I've made some measurements for tarantool recovery process.
I made a snapshot with 16M tuples in one space with two simple indexes. Tuples consisted of two numbers and a random string of random length (1-100).
Tarantool load time:

  • hash indexes - 18 sec
  • trees with hints - 10 sec
  • trees w/o hints - 14 sec

See attached flame graphs and logs of that cases.
I also attached the test itself (first script creates snapshot, second - loads it). Beware - it can delete local snaps/xlogs.
data-5787.zip

It seems that the recovery process can be significantly improved. I'd bet that it's possible to load that snapshot in 2 seconds.

I think about these steps, sorted by my perception of effectiveness / implementation cost ratio:

  • Increase XLOG_READ_AHEAD #8108
  • Always use hints for building a tree index.
  • Do index building more parallel - for example parallel hint caclulation and even btree construction.
  • Invent index building for hash index: now it's just sequential insertion.
  • ZSTD_decompressStream: do in another thread (pipeline) - we can afford it during recovery (box: read snapshot in a distinct thread to improve recovery performance #11861).
  • Improve msgpack decoding. At least we should use xrow_decode_dml right inside xrow_header_decode (instead of mp_check).
  • Challenge! Do something with field map building. I see that memtx_tuple_new costs about 18% of total time, mosly because of field map, and I don't understand what's going on there for such a simple case. UPD: Probably fixed by tuple_field_map_create_plain() optimization in box: speed up tuple_new() for large sparse tuples by 3.5x #9793.
  • Challenge! Don't use transactions during recovery. I mean all that build_next calls must be done directly. That needs some refactoring of space/engine/index API.
  • Make one smart multi-thread pass of radix sort by hints before using multi-thread quick sort. **
  • Get rid of all *_journal_*, add_redo etc - all this stuff is not needed while reading snapshot.

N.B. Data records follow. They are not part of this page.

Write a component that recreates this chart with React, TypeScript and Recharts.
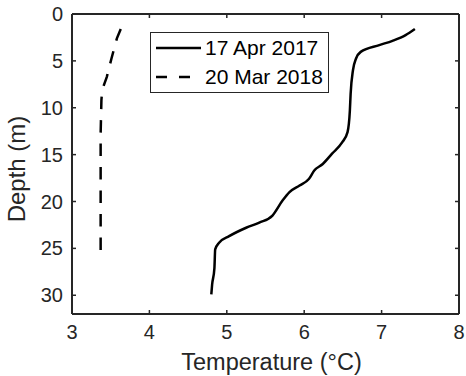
import React from 'react';
import { LineChart, Line, XAxis, YAxis, ReferenceLine } from 'recharts';

// 17 Apr 2017 profile (temperature °C, depth m)
const APR_TEMP = [7.43, 7.31, 7.14, 6.97, 6.73, 6.67, 6.63, 6.6, 6.59, 6.56, 6.49, 6.36, 6.24, 6.13, 6.06, 5.94, 5.81, 5.72, 5.59, 5.42, 5.25, 5.03, 4.9, 4.85, 4.84, 4.81, 4.8];
const APR_DEPTH = [1.6, 2.25, 2.86, 3.32, 4.04, 4.75, 6.0, 8.5, 10.3, 12.6, 13.7, 14.9, 16.0, 16.7, 17.6, 18.3, 19.0, 19.9, 21.5, 22.25, 22.8, 23.7, 24.4, 25.1, 27.1, 28.9, 29.9];

// 20 Mar 2018 profile
const MAR_TEMP = [3.63, 3.58, 3.51, 3.45, 3.39, 3.38, 3.37, 3.37];
const MAR_DEPTH = [1.6, 2.6, 4.75, 6.7, 8.1, 9.2, 12.8, 25.3];

const X_TICKS = [3, 4, 5, 6, 7, 8];
const Y_TICKS = [0, 5, 10, 15, 20, 25, 30];
const X_DOMAIN = [3, 8];
const Y_DOMAIN = [0, 32];

const SERIES_LABELS = ['17 Apr 2017', '20 Mar 2018'];

const FONT = '"Liberation Sans", Arial, Helvetica, sans-serif';
const INK = '#262626';
const AXIS_LINE = { stroke: INK, strokeWidth: 2 };

// plot box (layout only)
const W = 466;
const H = 376;
const M = { top: 14, right: 7, bottom: 0, left: 0 };
const Y_AXIS_W = 72;
const X_AXIS_H = 62;
const PLOT_TOP = M.top;
const PLOT_BOTTOM = H - M.bottom - X_AXIS_H;
const PLOT_LEFT = M.left + Y_AXIS_W;
const PLOT_RIGHT = W - M.right;
const TICK_LEN = 4;

const aprData = APR_TEMP.map((t, i) => ({ t, d: APR_DEPTH[i] }));
const marData = MAR_TEMP.map((t, i) => ({ t, d: MAR_DEPTH[i] }));

const DASH = '12.5 11';

// x tick: label plus inward tick marks on bottom and top edges
const XTick = ({ x, y, payload }: any) => (
  <g>
    <line x1={x} x2={x} y1={PLOT_BOTTOM} y2={PLOT_BOTTOM - TICK_LEN} stroke={INK} strokeWidth={1.5} />
    <line x1={x} x2={x} y1={PLOT_TOP} y2={PLOT_TOP + TICK_LEN} stroke={INK} strokeWidth={1.5} />
    <text x={x} y={y} dy="0.71em" textAnchor="middle" fill={INK} fontSize={20} fontFamily={FONT}>
      {payload.value}
    </text>
  </g>
);

const YTick = ({ x, y, payload }: any) => (
  <g>
    <line x1={PLOT_LEFT} x2={PLOT_LEFT + TICK_LEN} y1={y} y2={y} stroke={INK} strokeWidth={1.5} />
    <line x1={PLOT_RIGHT} x2={PLOT_RIGHT - TICK_LEN} y1={y} y2={y} stroke={INK} strokeWidth={1.5} />
    <text x={x} y={y} dy="0.355em" textAnchor="end" fill={INK} fontSize={20} fontFamily={FONT}>
      {payload.value}
    </text>
  </g>
);

export default function App() {
  return (
    <div style={{ position: 'relative', width: W, height: H, fontFamily: FONT }}>
      <style>{'body{margin:0;background:#fff}'}</style>
      <LineChart width={W} height={H} margin={M}>
        <XAxis xAxisId="x" type="number" dataKey="t" domain={X_DOMAIN} ticks={X_TICKS} allowDataOverflow
          height={X_AXIS_H} tick={<XTick />} axisLine={AXIS_LINE} tickLine={false} tickSize={0} tickMargin={11}
          label={{
            content: ({ viewBox }: any) => (
              <text x={viewBox.x + viewBox.width / 2 + 6} y={370} textAnchor="middle" fill={INK} fontSize={23.5} fontFamily={FONT}>
                Temperature (°C)
              </text>
            ),
          }} />
        <YAxis yAxisId="y" type="number" dataKey="d" domain={Y_DOMAIN} ticks={Y_TICKS} reversed allowDataOverflow
          width={Y_AXIS_W} tick={<YTick />} axisLine={AXIS_LINE} tickLine={false} tickSize={0} tickMargin={9}
          label={{
            content: ({ viewBox }: any) => {
              const cx = 16;
              const cy = viewBox.y + viewBox.height / 2 + 5;
              return (
                <text x={cx} y={cy} transform={`rotate(-90 ${cx} ${cy})`} textAnchor="middle" dominantBaseline="central"
                  fill={INK} fontSize={24} fontFamily={FONT}>
                  Depth (m)
                </text>
              );
            },
          }} />

        {/* top and right edges of the box */}
        <ReferenceLine xAxisId="x" yAxisId="y" y={0} stroke={INK} strokeWidth={2} ifOverflow="visible" />
        <ReferenceLine xAxisId="x" yAxisId="y" x={8} stroke={INK} strokeWidth={2} ifOverflow="visible" />

        <Line data={aprData} xAxisId="x" yAxisId="y" dataKey="d" type="monotone" stroke="#000" strokeWidth={2.5}
          dot={false} activeDot={false} isAnimationActive={false} />
        <Line data={marData} xAxisId="x" yAxisId="y" dataKey="d" type="linear" stroke="#000" strokeWidth={2.5}
          strokeDasharray={DASH} dot={false} activeDot={false} isAnimationActive={false} />
      </LineChart>

      {/* legend box */}
      <div style={{
        position: 'absolute', left: 150, top: 32, width: 177, height: 59,
        border: `1.5px solid ${INK}`, background: '#fff', color: '#000', fontSize: 21, lineHeight: '29px',
      }}>
        {SERIES_LABELS.map((label, i) => (
          <div key={label} style={{ display: 'flex', alignItems: 'center', height: 29, whiteSpace: 'nowrap' }}>
            <svg width={50} height={10} style={{ marginLeft: 4, marginRight: 0 }}>
              <line x1={1} y1={5} x2={46} y2={5} stroke="#000" strokeWidth={2.5}
                strokeDasharray={i === 1 ? '11 12' : undefined} />
            </svg>
            <span>{label}</span>
          </div>
        ))}
      </div>
    </div>
  );
}
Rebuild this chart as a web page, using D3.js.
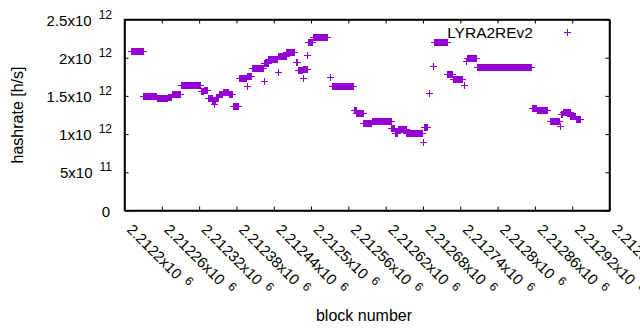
<!DOCTYPE html>
<html>
<head>
<meta charset="utf-8">
<script src="https://cdn.jsdelivr.net/npm/d3@7/dist/d3.min.js"></script>
<style>
body{margin:0;background:#fff;}
#contents{position:relative;width:640px;height:330px;}
svg{display:block;font-family:"Liberation Sans",Arial,sans-serif;}
</style>
</head>
<body>
<div id="contents"></div>
<script>
// runs of equal hashrate (block from, block to (exclusive), hashrate in 1e12 h/s)
var runStart = [2212210,2212230,2212252,2212270,2212276,2212291,2212323,2212328,2212334,2212341,2212347,2212352,2212358,2212368,2212374,2212384,2212397,2212405,2212424,2212431,2212447,2212460,2212476,2212479,2212487,2212495,2212503,2212534,2212569,2212573,2212584,2212598,2212608,2212629,2212635,2212640,2212653,2212682,2212698,2212719,2212728,2212751,2212767,2212855,2212863,2212884,2212902,2212905,2212917,2212926];
var runEnd   = [2212230,2212252,2212270,2212276,2212291,2212323,2212328,2212334,2212341,2212347,2212352,2212358,2212368,2212374,2212384,2212397,2212405,2212423,2212431,2212447,2212460,2212473,2212479,2212487,2212494,2212503,2212527,2212569,2212573,2212584,2212598,2212608,2212629,2212635,2212640,2212653,2212680,2212688,2212719,2212728,2212743,2212767,2212855,2212863,2212881,2212900,2212905,2212917,2212926,2212933];
var runHash  = [2.09,1.50,1.47,1.49,1.53,1.64,1.56,1.58,1.47,1.43,1.48,1.53,1.55,1.52,1.37,1.73,1.76,1.87,1.93,1.98,2.02,2.08,1.94,1.84,1.85,2.21,2.27,1.63,1.31,1.27,1.15,1.165,1.17,1.08,1.02,1.065,1.015,1.09,2.20,1.79,1.72,2.00,1.88,1.34,1.32,1.17,1.26,1.29,1.24,1.20];

// lone points
var ptBlock = [2212344,2212397,2212424,2212447,2212487,2212494,2212531,2212680,2212690,2212696,2212746,2212749,2212900];
var ptHash  = [1.40,1.63,1.70,1.81,1.74,2.04,1.75,0.90,1.54,1.89,1.64,1.96,1.11];

var xTicks = [2212200,2212260,2212320,2212380,2212440,2212500,2212560,2212620,2212680,2212740,2212800,2212860,2212920,2212980];
var xTickLabels = ["2.2122","2.21226","2.21232","2.21238","2.21244","2.2125","2.21256","2.21262","2.21268","2.21274","2.2128","2.21286","2.21292","2.21298"];
var yTicks = [0,5e11,1e12,1.5e12,2e12,2.5e12];
var yTickLabels = ["0","5","1","1.5","2","2.5"];
var yTickExp = ["","11","12","12","12","12"];

var seriesName = "LYRA2REv2";
var color = "#9400d3";

function drawChart(){
	var width = 640, height = 330;
	var pLeft = 124, pRight = 609, pTop = 19, pBottom = 210;

	var points = [];
	runStart.forEach(function(s,i){
		for(var b = s; b < runEnd[i]; b++){ points.push({b:b, h:runHash[i]*1e12}); }
	});
	ptBlock.forEach(function(b,i){ points.push({b:b, h:ptHash[i]*1e12}); });

	var x = d3.scaleLinear().domain([2212200,2212980]).range([pLeft+0.5,pRight+0.5]);
	var y = d3.scaleLinear().domain([0,2.5e12]).range([pBottom+0.5,pTop+0.5]);

	var svg = d3.select("#contents").append("svg")
		.attr("width",width).attr("height",height)
		.attr("viewBox","0 0 "+width+" "+height);

	// axes with inward ticks, mirrored on top/right
	var gx = svg.append("g").attr("transform","translate(0,"+(pBottom+0.5)+")")
		.call(d3.axisBottom(x).tickValues(xTicks).tickSizeInner(-4).tickSizeOuter(0).tickFormat(function(d,i){return xTickLabels[i];}));
	svg.append("g").attr("transform","translate(0,"+(pTop+0.5)+")")
		.call(d3.axisTop(x).tickValues(xTicks).tickSizeInner(-4).tickSizeOuter(0).tickFormat(""));
	var gy = svg.append("g").attr("transform","translate("+(pLeft+0.5)+",0)")
		.call(d3.axisLeft(y).tickValues(yTicks).tickSizeInner(-4).tickSizeOuter(0).tickFormat(function(d,i){return yTickLabels[i];}));
	svg.append("g").attr("transform","translate("+(pRight+0.5)+",0)")
		.call(d3.axisRight(y).tickValues(yTicks).tickSizeInner(-4).tickSizeOuter(0).tickFormat(""));

	svg.selectAll(".tick line").attr("stroke","#000");
	// axis domain lines double as the plot border
	svg.selectAll(".domain").attr("stroke","#000").attr("stroke-width",1.5);

	gx.selectAll(".tick text").each(function(d,i){
		var t = d3.select(this);
		t.text(null)
			.attr("fill","#000").attr("font-size",15).attr("text-anchor","start")
			.attr("x",0).attr("y",0).attr("dy",null)
			.attr("transform","translate(1,20) rotate(45)");
		t.append("tspan").text(xTickLabels[i]+"x10");
		t.append("tspan").attr("dx",7).attr("dy",-5).attr("font-size",12).text("6");
	});

	gy.selectAll(".tick text").each(function(d,i){
		var t = d3.select(this);
		t.text(null)
			.attr("fill","#000").attr("font-size",15).attr("text-anchor","end")
			.attr("x",-12.5).attr("dy",null).attr("y",5.5);
		if(yTickExp[i]){
			t.append("tspan").text(yTickLabels[i]+"x10");
			t.append("tspan").attr("dx",7).attr("dy",-7).attr("font-size",12).text(yTickExp[i]);
		} else {
			t.append("tspan").attr("dx",-2).text(yTickLabels[i]);
		}
	});
	svg.selectAll("g").attr("font-family",null).attr("font-size",null);

	var plus = "M-3.5,0H3.5M0,-3.5V3.5";
	svg.append("g").selectAll("path")
		.data(points)
		.enter()
			.append("path")
			.attr("d",plus)
			.attr("transform",function(d){return "translate("+(Math.round(x(d.b))+0.5)+","+(Math.round(y(d.h))+0.5)+")";})
			.attr("fill","none")
			.attr("stroke",color);

	// plot border
	svg.append("rect")
		.attr("x",pLeft+0.5).attr("y",pTop+0.5)
		.attr("width",pRight-pLeft).attr("height",pBottom-pTop)
		.style("fill","none").style("stroke","black").style("stroke-width","1.5px");

	// same border as an html box laid over the svg
	d3.select("#contents").append("div")
		.style("position","absolute")
		.style("left",pLeft+"px").style("top",pTop+"px")
		.style("width",(pRight-pLeft-1)+"px").style("height",(pBottom-pTop-1)+"px")
		.style("border","1px solid #000")
		.style("pointer-events","none");

	// legend
	svg.append("text")
		.attr("x",533).attr("y",37.5)
		.attr("text-anchor","end")
		.attr("font-size",15.5)
		.text(seriesName);
	svg.append("path")
		.attr("d",plus)
		.attr("transform","translate(567.5,32.5)")
		.attr("fill","none").attr("stroke",color);

	// axis titles
	svg.append("text")
		.attr("transform","translate(23,115) rotate(-90)")
		.attr("text-anchor","middle")
		.attr("font-size",16)
		.text("hashrate [h/s]");
	svg.append("text")
		.attr("x",364).attr("y",321)
		.attr("text-anchor","middle")
		.attr("font-size",16)
		.text("block number");
}
drawChart();
</script>
</body>
</html>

** The problem of multi-thread quick sort is that the first pass must be made only by one thread, the second - by two etc. I also analyzed idea using of multi-thread radix sort instead of qsort at all but after some tests I came to a conclusion that radix sort is very cache-unfriendly and usually is limited by memory throughput. But one (multi-thread? need a test) pass of radix sort that will split array into several (4-16) relatively sorted parts would be useful.

What else should be tested:

  • more complex indexes - by strings, by several fields.
  • more fields in tuple (e.g. 100).
  • more complex tuple structure.
  • recovery from WAL.

Actually measurements of WAL recovery must lead to a similar issue.